Bu aralar kendimi tam bir Sofie gibi hissediyorum. Sofie'den tek farkım posta kutuma gelen esrarengiz mektuplarımın olmaması. Hangi Sofie diyenlere açıklayayım. Jostein Gaarder'in kaleme aldığı 'Sofie'nin Dünyası' denen kitaptan bahsediyorum. Hayatı sil baştan sorguluyorum.
Önce eğitimi sorguluyorum ve de neden eğitim aldığımızı. Hem kendime bakıyorum hem de sektörümde çalışan birçok insana.
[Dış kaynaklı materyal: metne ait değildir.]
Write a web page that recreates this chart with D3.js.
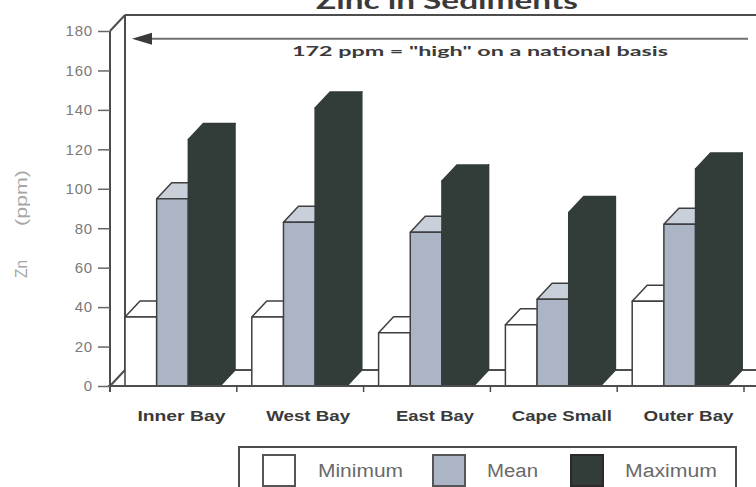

Ve de bulunduğumuz şartlara. Senelerce okumanın okul bittikten sonra ifade ettiği ifadesizliğe bakıyorum sonra da. İletişim sektöründen binbir hevesle mezun olmuş ve çok değil 2,3 ay sonra heves çoktan yerle bir olmuş bizlere. 'Sevdiğim iş yapmak istiyorum' un zaman içerisinde 'para kazandığım işi yapmak istiyorum' a döndüğüm süreci farketmeye başlıyorum. Çünkü sevilen işlerin genelde güvencesiz ve kalifiye olmayan her hangi bir kişiden daha fazla ücreti senelerce çalışsan da hakketmiyeceğin iş yerlerinde olduğunu görmeye başlıyorum.
Sonra da dostun düşmanın kim olduğunu sorguluyorum. Canım gibi sevdiğim bazı insanların birçok alanda yaşadığım hayal kırıklıkları için destek olduklarını zannederken arkandan bu durumuma sevindiklerini görüyorum. Hayatın asıl gerçeği '3 idiots' filminde geçen meşhur replik gibi aynı. 'Arkadaşlarımız mutlu olduğundan biz de mutlu oluruz. Arkadaşlarımız mutsuz olduğunda biz daha da mutlu oluruz.' Dünyaya tek gelmiş ve tek ayrılacak olmanın vermiş olduğu bencillik mi acaba bu bilemiyorum.
Son olarak da ne kadar cahil olduğumu farkında vardım bu süreçte. Henüz izleyemediğim filmler, okuyamadığım kitaplar var. Özetle öğrenmem de gereken bir yığın şey. Yazmam gereken de binlerce cümle... Gerçi ne kadar az bilirsen, o kadar huzurlu olursun diye bir gerçek de var ama neyse.
2 kişi ahkam kesmiş:
Bu sıralar gezegenlerin konumlarıyla ilgilimidir nedir herkes de kendini ve hayatını sorgulama durumu var.
Şekil 1A Son Yazım Bkz: http://hayatintuzubiberi.blogspot.com/2013/01/yaslanmaktan-korkuyorum.html
Bende 4 senemi iletişim fakültesine verdim. Ne hayallerim ne ideallerim vardım. Mezun olunca milyarlar kazanacak fakat çok çalıştığım için harcayacak zamanım olmayacaktı :)) O set senin bu set benim filmlerden filmlere koşacaktım.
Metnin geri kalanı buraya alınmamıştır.